Although people do not necessarily think of preserves, marmalades, and chutneys as healthy foods, the ones offered by Joe Hanglin of Blake Hill Preserves from Grafton, Vt., are certainly healthier. “We don’t use thickeners, additives, citric acid, or commercial pectins,” Hanglin says, adding that he uses top-quality fruit and berries as well as more fruit than ordinary jams.
Another “healthier” alternative comes from Gelato Giuliana, whose owner, Giuliana Maravalle, explains that gelato has much less butterfat than ice cream, particularly the high-end ones.

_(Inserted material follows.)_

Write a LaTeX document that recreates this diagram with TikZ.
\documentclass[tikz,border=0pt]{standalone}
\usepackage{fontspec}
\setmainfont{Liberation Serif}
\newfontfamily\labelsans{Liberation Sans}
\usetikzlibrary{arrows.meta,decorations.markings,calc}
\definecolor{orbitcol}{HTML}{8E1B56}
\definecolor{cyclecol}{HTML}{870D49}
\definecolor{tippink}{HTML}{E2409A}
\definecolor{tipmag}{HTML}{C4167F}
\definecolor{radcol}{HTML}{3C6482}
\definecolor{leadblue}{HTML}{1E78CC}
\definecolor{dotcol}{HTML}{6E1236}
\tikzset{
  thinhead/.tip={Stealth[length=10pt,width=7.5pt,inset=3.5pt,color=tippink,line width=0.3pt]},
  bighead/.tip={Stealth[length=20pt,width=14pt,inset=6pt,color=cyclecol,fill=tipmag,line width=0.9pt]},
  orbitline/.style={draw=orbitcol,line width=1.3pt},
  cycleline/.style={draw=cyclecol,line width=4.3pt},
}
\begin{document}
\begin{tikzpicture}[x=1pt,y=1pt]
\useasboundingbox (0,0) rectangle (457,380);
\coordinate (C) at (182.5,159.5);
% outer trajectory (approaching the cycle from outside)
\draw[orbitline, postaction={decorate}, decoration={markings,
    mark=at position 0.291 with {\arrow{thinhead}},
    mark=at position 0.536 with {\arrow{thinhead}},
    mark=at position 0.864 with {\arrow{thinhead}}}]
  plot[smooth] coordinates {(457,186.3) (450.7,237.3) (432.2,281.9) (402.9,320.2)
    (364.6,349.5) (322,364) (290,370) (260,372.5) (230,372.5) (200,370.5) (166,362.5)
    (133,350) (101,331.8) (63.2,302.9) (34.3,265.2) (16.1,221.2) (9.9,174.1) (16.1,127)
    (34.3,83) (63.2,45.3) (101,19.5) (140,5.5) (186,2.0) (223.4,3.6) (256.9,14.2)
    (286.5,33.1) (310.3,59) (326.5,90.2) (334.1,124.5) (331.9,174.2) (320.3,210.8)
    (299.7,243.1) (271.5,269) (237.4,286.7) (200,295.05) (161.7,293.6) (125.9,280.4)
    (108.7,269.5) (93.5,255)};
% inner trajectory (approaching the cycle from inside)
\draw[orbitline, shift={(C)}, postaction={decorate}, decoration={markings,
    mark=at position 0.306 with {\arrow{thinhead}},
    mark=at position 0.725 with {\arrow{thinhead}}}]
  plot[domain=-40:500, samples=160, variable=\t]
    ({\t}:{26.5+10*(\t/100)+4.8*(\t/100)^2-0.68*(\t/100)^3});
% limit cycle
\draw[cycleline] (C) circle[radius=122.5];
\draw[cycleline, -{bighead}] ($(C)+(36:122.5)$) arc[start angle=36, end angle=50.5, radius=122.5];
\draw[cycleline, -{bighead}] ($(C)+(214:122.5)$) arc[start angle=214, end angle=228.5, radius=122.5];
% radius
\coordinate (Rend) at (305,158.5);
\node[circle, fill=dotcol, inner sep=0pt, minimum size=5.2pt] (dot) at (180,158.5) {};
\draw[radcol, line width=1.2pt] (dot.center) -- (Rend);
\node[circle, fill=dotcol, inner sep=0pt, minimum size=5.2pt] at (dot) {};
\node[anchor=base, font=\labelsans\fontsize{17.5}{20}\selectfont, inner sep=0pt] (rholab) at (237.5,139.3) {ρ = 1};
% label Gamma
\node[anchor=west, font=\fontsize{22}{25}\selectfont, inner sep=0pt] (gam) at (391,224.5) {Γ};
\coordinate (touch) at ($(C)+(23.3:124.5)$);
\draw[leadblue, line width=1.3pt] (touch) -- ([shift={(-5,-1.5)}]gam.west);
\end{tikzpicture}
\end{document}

Several companies offered unusual herbal products, vitamins, and nutrient-rich “superfoods.” Galilee Tisanes, an Israeli family business, produces a range of herbal teas that support healthy function for a variety of health conditions, including diabetes, high cholesterol and blood pressure, obesity allergies, asthma, and constipation. It also markets Nufar fibers, which use quinoa for protein. The herbs are grown on the family farm in the Upper Galilee, and according to the company’s literature, the farm “uses 100 percent natural production, free of artificial flavors, colorants, essential oils, preservatives or chemical and GMO ingredients.”
Bluebonnet Nutrition Company, which joined the kosher market about six years ago, offers a variety of multivitamins, amino acids, protein powders, and herbs.

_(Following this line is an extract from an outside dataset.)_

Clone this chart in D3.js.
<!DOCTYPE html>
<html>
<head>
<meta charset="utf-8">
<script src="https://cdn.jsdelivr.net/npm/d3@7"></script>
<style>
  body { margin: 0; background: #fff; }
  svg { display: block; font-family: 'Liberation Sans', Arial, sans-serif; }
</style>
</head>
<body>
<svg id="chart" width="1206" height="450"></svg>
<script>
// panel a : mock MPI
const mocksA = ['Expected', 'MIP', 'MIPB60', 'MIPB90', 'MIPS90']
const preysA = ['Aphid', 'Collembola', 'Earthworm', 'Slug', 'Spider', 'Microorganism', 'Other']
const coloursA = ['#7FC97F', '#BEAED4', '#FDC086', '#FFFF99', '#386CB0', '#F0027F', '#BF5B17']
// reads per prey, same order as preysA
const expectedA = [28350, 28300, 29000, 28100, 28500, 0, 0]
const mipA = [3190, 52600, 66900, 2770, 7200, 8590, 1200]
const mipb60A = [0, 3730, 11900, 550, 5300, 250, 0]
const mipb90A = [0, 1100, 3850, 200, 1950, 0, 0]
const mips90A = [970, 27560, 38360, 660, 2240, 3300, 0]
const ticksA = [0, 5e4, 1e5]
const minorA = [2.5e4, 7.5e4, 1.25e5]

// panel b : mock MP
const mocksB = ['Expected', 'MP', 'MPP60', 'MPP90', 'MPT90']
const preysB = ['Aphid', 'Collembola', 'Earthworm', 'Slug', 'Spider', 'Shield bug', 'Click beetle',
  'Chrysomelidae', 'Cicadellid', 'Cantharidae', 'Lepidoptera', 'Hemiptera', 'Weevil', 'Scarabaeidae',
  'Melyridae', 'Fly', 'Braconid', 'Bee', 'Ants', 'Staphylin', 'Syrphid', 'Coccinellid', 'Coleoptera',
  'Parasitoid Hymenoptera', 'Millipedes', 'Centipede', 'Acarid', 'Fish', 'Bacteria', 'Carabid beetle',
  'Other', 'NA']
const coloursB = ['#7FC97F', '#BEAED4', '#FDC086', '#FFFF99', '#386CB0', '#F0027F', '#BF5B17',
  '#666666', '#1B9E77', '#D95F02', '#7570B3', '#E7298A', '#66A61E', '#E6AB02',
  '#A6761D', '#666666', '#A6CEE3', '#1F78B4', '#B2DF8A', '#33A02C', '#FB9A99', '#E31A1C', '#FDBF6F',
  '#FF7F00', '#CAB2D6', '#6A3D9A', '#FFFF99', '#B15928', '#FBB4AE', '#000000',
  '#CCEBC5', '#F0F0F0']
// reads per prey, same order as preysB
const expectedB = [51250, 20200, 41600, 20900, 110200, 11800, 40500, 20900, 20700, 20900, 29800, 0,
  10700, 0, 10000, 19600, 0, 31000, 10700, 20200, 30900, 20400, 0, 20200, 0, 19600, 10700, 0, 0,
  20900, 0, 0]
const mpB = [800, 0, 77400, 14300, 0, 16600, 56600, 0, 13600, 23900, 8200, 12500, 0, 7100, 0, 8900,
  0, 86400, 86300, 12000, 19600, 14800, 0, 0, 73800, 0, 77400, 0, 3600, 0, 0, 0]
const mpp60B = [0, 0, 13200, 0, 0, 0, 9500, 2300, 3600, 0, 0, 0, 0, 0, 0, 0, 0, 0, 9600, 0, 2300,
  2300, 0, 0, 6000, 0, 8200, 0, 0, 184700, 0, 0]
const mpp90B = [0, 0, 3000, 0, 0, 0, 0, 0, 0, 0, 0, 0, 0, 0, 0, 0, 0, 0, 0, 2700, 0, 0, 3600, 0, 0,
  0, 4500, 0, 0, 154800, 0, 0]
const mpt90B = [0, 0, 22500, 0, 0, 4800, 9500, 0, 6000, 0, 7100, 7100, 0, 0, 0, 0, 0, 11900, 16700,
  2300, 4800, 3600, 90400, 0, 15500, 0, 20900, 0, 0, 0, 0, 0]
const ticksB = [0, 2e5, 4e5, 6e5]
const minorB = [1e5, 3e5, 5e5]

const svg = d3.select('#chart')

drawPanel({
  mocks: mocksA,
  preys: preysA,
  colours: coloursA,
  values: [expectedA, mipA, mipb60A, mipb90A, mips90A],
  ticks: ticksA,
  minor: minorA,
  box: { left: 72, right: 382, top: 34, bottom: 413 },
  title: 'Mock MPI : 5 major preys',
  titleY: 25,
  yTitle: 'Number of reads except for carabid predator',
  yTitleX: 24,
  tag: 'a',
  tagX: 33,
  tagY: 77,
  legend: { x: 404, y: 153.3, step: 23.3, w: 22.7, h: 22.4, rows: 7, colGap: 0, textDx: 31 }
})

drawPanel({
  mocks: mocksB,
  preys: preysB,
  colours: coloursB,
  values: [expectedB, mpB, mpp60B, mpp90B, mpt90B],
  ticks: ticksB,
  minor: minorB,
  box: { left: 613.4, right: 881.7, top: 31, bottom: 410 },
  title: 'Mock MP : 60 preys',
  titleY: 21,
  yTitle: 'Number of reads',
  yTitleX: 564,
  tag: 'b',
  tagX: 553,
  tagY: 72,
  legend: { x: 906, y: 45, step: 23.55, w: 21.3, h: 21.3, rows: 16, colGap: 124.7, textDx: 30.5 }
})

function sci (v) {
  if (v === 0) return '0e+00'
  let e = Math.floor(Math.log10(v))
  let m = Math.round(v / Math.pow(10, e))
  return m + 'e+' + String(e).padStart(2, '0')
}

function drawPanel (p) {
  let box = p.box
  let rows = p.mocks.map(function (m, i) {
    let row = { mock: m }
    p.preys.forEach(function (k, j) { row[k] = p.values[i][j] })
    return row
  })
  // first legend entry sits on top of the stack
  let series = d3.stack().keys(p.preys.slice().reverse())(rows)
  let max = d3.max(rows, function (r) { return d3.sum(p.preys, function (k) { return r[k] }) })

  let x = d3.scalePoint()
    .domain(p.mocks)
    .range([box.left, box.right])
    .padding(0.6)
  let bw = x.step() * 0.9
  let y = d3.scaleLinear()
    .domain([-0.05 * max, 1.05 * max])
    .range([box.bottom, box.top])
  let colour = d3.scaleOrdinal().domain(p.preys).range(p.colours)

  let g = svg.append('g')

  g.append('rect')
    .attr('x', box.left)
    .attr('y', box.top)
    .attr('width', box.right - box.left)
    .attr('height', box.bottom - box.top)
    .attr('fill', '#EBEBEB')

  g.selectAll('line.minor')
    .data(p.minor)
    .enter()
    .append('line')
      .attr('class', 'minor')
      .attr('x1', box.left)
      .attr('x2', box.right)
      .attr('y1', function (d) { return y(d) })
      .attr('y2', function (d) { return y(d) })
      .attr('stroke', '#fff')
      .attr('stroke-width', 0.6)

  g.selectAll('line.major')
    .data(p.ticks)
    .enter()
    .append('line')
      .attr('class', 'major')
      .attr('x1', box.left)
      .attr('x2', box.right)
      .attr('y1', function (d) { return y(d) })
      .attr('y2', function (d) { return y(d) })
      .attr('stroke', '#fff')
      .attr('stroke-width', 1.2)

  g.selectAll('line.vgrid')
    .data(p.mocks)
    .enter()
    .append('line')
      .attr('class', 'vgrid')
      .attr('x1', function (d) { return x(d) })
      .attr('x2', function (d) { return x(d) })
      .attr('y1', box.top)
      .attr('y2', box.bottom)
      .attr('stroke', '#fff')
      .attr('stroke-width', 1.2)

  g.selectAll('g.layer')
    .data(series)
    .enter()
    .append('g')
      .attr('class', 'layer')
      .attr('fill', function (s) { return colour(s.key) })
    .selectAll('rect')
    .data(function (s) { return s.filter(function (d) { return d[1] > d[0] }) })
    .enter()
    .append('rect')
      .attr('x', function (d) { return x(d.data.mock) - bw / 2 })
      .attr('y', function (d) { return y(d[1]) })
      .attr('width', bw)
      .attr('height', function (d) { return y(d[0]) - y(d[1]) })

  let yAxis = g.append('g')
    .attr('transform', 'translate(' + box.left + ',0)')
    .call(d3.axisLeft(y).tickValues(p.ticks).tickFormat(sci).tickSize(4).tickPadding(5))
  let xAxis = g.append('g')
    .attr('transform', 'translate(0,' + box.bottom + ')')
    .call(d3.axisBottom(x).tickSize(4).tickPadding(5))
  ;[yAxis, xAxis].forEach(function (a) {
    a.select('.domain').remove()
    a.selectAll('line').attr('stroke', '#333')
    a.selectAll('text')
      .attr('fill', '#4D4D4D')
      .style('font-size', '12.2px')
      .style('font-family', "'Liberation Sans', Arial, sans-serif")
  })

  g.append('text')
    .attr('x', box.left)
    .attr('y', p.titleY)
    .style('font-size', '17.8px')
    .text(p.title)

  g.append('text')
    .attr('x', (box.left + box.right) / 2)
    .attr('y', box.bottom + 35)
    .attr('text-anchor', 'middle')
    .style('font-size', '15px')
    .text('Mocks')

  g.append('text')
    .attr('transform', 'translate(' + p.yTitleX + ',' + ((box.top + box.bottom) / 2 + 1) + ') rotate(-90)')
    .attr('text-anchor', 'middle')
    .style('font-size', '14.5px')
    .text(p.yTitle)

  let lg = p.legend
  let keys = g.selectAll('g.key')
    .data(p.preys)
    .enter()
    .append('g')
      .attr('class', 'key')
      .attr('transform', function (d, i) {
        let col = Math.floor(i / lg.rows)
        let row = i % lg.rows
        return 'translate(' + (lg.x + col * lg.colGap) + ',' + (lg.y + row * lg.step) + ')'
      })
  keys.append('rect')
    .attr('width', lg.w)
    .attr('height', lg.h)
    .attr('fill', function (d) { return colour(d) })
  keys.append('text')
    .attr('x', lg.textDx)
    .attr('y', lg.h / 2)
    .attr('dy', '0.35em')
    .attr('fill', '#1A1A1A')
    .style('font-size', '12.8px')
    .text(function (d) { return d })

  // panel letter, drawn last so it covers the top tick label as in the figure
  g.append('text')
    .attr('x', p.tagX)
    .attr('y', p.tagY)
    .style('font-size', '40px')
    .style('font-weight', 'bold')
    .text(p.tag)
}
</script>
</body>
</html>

Earth Circle Organics offers superfoods from all over the world, such as goji berries from Tibet. Its Chlorella powder can be added to smoothies to take mercury and metal out of our bodies, and its Spirulina powder “takes out the fogginess,” says Kerry Romano Zall, who adds, “Our goal is to make it affordable for people to eat this way.”
Organic Traditions, which got its start after its owner took some digestive enzymes that cured his stomach problems, also offers superfoods. They carry products with a low glycemic index that are high in antioxidants, offering fruits, seeds, sprouts, teas, and blends from all over the world. Yacon, a sweetener in some of its products, is made from a tuber from the Amazon jungle that doesn’t spike one’s blood-sugar level like agave and is much tastier than Stevia, says Hindy Stegman, the owner’s sister and vice president of sales and marketing.
According to Stegman, Organic Traditions is focused on raising awareness of healthy eating in the Jewish community.
“We are supposed to be a light unto the nations, but it seems our light is not so bright,” she says, pointing to hot dogs, cakes, and other unhealthy options offered by Kosherfest exhibitors. “We are here to let people know other choices are available to them.”